Underpinning this shift is a rejection of the old 'Homo economicus' model—the idea that workers act purely on financial incentives—and the embrace of 'Homo reciprocans,' the human being who responds to fairness, gratitude, and trust. The authors back this with extensive behavioral data and field research showing that reciprocity, psychological safety, and belonging are stronger and more sustainable motivators than fear, control, or raw pay incentives.
The failure of widget thinking
From early Taylorism to digital HR systems, leaders adopted 'machine logic' to produce consistency. But each attempt—mass automation, algorithmic screening, engagement surveys—has a hidden cost: the erosion of conversation, trust, and authenticity. The 'widgetizing' of employees leads to disengagement, conformist behavior, and cynicism. Wagner’s critique is not anti‑technology but anti‑depersonalization. The book insists that every system touching human experience must be translated back into human terms.

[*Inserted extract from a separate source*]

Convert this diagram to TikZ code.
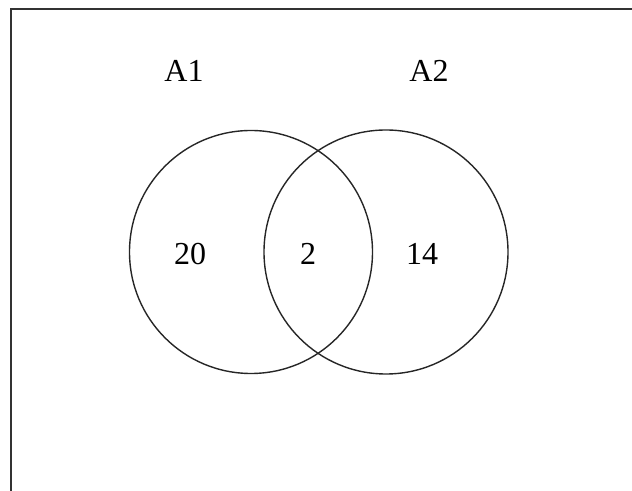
\documentclass[tikz,border=0pt]{standalone}
\usepackage{fontspec}
\setmainfont{Liberation Serif}
\begin{document}
\begin{tikzpicture}[
    x=0.5pt,y=-0.5pt,
    every node/.style={font=\fontsize{16pt}{18pt}\selectfont,inner sep=0pt},
    setline/.style={draw=black!85,line width=0.7pt},
    frame/.style={draw=black!80,line width=1pt}
]
\useasboundingbox (0,0) rectangle (632,491);
\clip (0,0) rectangle (632,491);
\draw[frame] (11,9) rectangle (660,520);

\node[setline,circle,minimum size=121.5pt] (setA) at (251,252) {};
\node[setline,circle,minimum size=122pt] (setB) at (386,252) {};

\node (labA) at (184,71) {A1};
\node (labB) at (429,71) {A2};
\node (onlyA) at (190,254) {20};
\node (both) at (308,254) {2};
\node (onlyB) at (422,254) {14};
\end{tikzpicture}
\end{document}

From rational agents to reciprocal humans
The authors draw on neuroscience and behavioral economics to explain that people are wired for fairness and retaliation, not calculation. Reciprocity governs almost every workplace exchange: when the company invests in you, you want to give back. When it exploits or deceives you, effort collapses. In the book’s research, only about 30% of people report feeling energized at work—a direct reflection of how few leaders honor this social contract.
The human systems alternative
The twelve 'New Rules' that follow form a blueprint for rebuilding management around humanity rather than machinery. They include getting inside employees’ heads, eliminating fear, making money a non‑issue through fairness and transparency, supporting health and growth, and creating authentic cultures. Later chapters add rules for meaning, transparency, recognition, future orientation, teamwork, and challenge. Every rule loops back to reciprocity: the more genuine respect you show, the greater the engagement you earn.
Managers as leverage points
The book’s quantitative proof converges on one conclusion: managers are the fulcrum of engagement. Organizational culture matters, but the daily experience of work is filtered through an individual manager’s behavior. A manager who understands an employee’s motivations, communicates transparently, and recognizes contributions multiplies value; a manager who hides, commands, or ignores people can undo the best HR strategy. Therefore, real transformation starts not with HR programs but with individual relationships.
What this means for you
If you lead, manage, or design culture, the book asks you to abandon the abstraction of 'resources' and practice the science of human reciprocity. Employees want three proof points: that you see them as individuals, that you act fairly, and that their future is credible with you. Every system—pay, recognition, wellness, or strategy—must reinforce those signals. Do that and you create what Wagner calls the antidote to widget thinking: a human enterprise where people return not just labor, but creativity, loyalty, and intensity.
Core message
The human organization beats the mechanical one—not because it’s softer, but because it taps the true drivers of effort: reciprocity, meaning, safety, fairness, and pride.